WHAT THE TASK ASKS
Transcribe the material word for word, but without the images.

☆ ☆ ☆

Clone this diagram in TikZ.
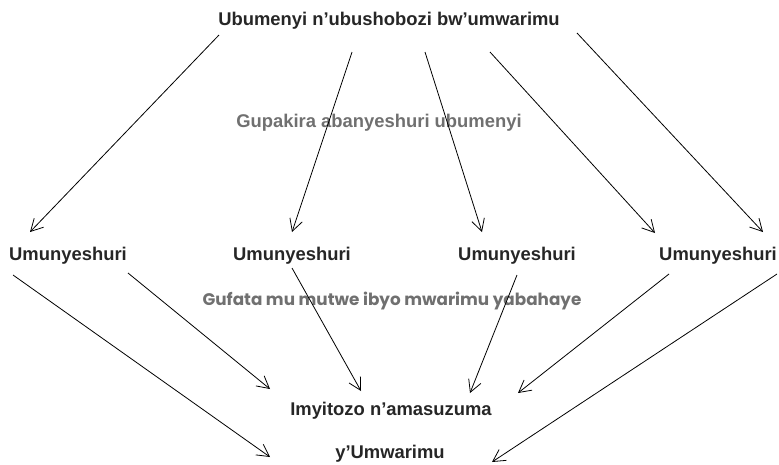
\documentclass[tikz,border=0pt]{standalone}
\usepackage{fontspec}
\setmainfont{Liberation Sans}
\newfontfamily\gufont{Poppins}
\usetikzlibrary{arrows.meta,calc}
\definecolor{txtgray}{HTML}{707070}
\begin{document}
\begin{tikzpicture}[x=1pt,y=-1pt,
  lbl/.style={inner sep=0pt,anchor=base,font=\fontsize{18.4}{20}\selectfont\bfseries,text=black!85},
  note/.style={inner sep=0pt,anchor=base,text=txtgray},
  arr/.style={line width=0.8pt,-{Straight Barb[length=12pt,width=13pt]}}]
\useasboundingbox (0,0) rectangle (779,464);
\node[lbl] (title) at (389,25) {Ubumenyi n’ubushobozi bw’umwarimu};
\node[note,font=\fontsize{18.4}{20}\selectfont\bfseries] (gup) at (379,127) {Gupakira abanyeshuri ubumenyi};
\node[lbl] (u1) at (68,260) {Umunyeshuri};
\node[lbl] (u2) at (292,260) {Umunyeshuri};
\node[lbl] (u3) at (517,260) {Umunyeshuri};
\node[lbl] (u4) at (718,260) {Umunyeshuri};
\node[note,font=\gufont\fontsize{16.8}{20}\selectfont\bfseries] (guf) at (392,305) {Gufata mu mutwe ibyo mwarimu yabahaye};
\node[lbl] (imy) at (391,415) {Imyitozo n’amasuzuma};
\node[lbl] (ywm) at (390,458) {y’Umwarimu};
% top arrows
\draw[arr] ([shift={(-170,10)}]title.base) -- ([shift={(-38,-28)}]u1.base);
\draw[arr] ([shift={(-37,27)}]title.base) -- ([shift={(0,-28)}]u2.base);
\draw[arr] ([shift={(36,27)}]title.base) -- ([shift={(-35,-28)}]u3.base);
\draw[arr] ([shift={(101,27)}]title.base) -- ([shift={(-63,-27)}]u4.base);
\draw[arr] ([shift={(188,8)}]title.base) -- ([shift={(45,-28)}]u4.base);
% bottom arrows
\draw[arr] ([shift={(-55,15)}]u1.base) -- ([shift={(-120,-1)}]ywm.base);
\draw[arr] ([shift={(60,13)}]u1.base) -- ([shift={(-121,-26)}]imy.base);
\draw[arr] ([shift={(0,8)}]u2.base) -- ([shift={(-30,-24)}]imy.base);
\draw[arr] ([shift={(0,15)}]u3.base) -- ([shift={(79,-22)}]imy.base);
\draw[arr] ([shift={(-49,14)}]u4.base) -- ([shift={(127,-22)}]imy.base);
\draw[arr] ([shift={(59,14)}]u4.base) -- ([shift={(102,4)}]ywm.base);
\end{tikzpicture}
\end{document}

☆ ☆ ☆

SOLVED PROBLEM
Clone this diagram in TikZ.
\documentclass[tikz,border=0pt]{standalone}
\usepackage{fontspec}
\setmainfont{Liberation Sans}
\newfontfamily\gufont{Poppins}
\usetikzlibrary{arrows.meta,calc}
\definecolor{txtgray}{HTML}{707070}
\begin{document}
\begin{tikzpicture}[x=1pt,y=-1pt,
  lbl/.style={inner sep=0pt,anchor=base,font=\fontsize{18.4}{20}\selectfont\bfseries,text=black!85},
  note/.style={inner sep=0pt,anchor=base,text=txtgray},
  arr/.style={line width=0.8pt,-{Straight Barb[length=12pt,width=13pt]}}]
\useasboundingbox (0,0) rectangle (779,464);
\node[lbl] (title) at (389,25) {Ubumenyi n’ubushobozi bw’umwarimu};
\node[note,font=\fontsize{18.4}{20}\selectfont\bfseries] (gup) at (379,127) {Gupakira abanyeshuri ubumenyi};
\node[lbl] (u1) at (68,260) {Umunyeshuri};
\node[lbl] (u2) at (292,260) {Umunyeshuri};
\node[lbl] (u3) at (517,260) {Umunyeshuri};
\node[lbl] (u4) at (718,260) {Umunyeshuri};
\node[note,font=\gufont\fontsize{16.8}{20}\selectfont\bfseries] (guf) at (392,305) {Gufata mu mutwe ibyo mwarimu yabahaye};
\node[lbl] (imy) at (391,415) {Imyitozo n’amasuzuma};
\node[lbl] (ywm) at (390,458) {y’Umwarimu};
% top arrows
\draw[arr] ([shift={(-170,10)}]title.base) -- ([shift={(-38,-28)}]u1.base);
\draw[arr] ([shift={(-37,27)}]title.base) -- ([shift={(0,-28)}]u2.base);
\draw[arr] ([shift={(36,27)}]title.base) -- ([shift={(-35,-28)}]u3.base);
\draw[arr] ([shift={(101,27)}]title.base) -- ([shift={(-63,-27)}]u4.base);
\draw[arr] ([shift={(188,8)}]title.base) -- ([shift={(45,-28)}]u4.base);
% bottom arrows
\draw[arr] ([shift={(-55,15)}]u1.base) -- ([shift={(-120,-1)}]ywm.base);
\draw[arr] ([shift={(60,13)}]u1.base) -- ([shift={(-121,-26)}]imy.base);
\draw[arr] ([shift={(0,8)}]u2.base) -- ([shift={(-30,-24)}]imy.base);
\draw[arr] ([shift={(0,15)}]u3.base) -- ([shift={(79,-22)}]imy.base);
\draw[arr] ([shift={(-49,14)}]u4.base) -- ([shift={(127,-22)}]imy.base);
\draw[arr] ([shift={(59,14)}]u4.base) -- ([shift={(102,4)}]ywm.base);
\end{tikzpicture}
\end{document}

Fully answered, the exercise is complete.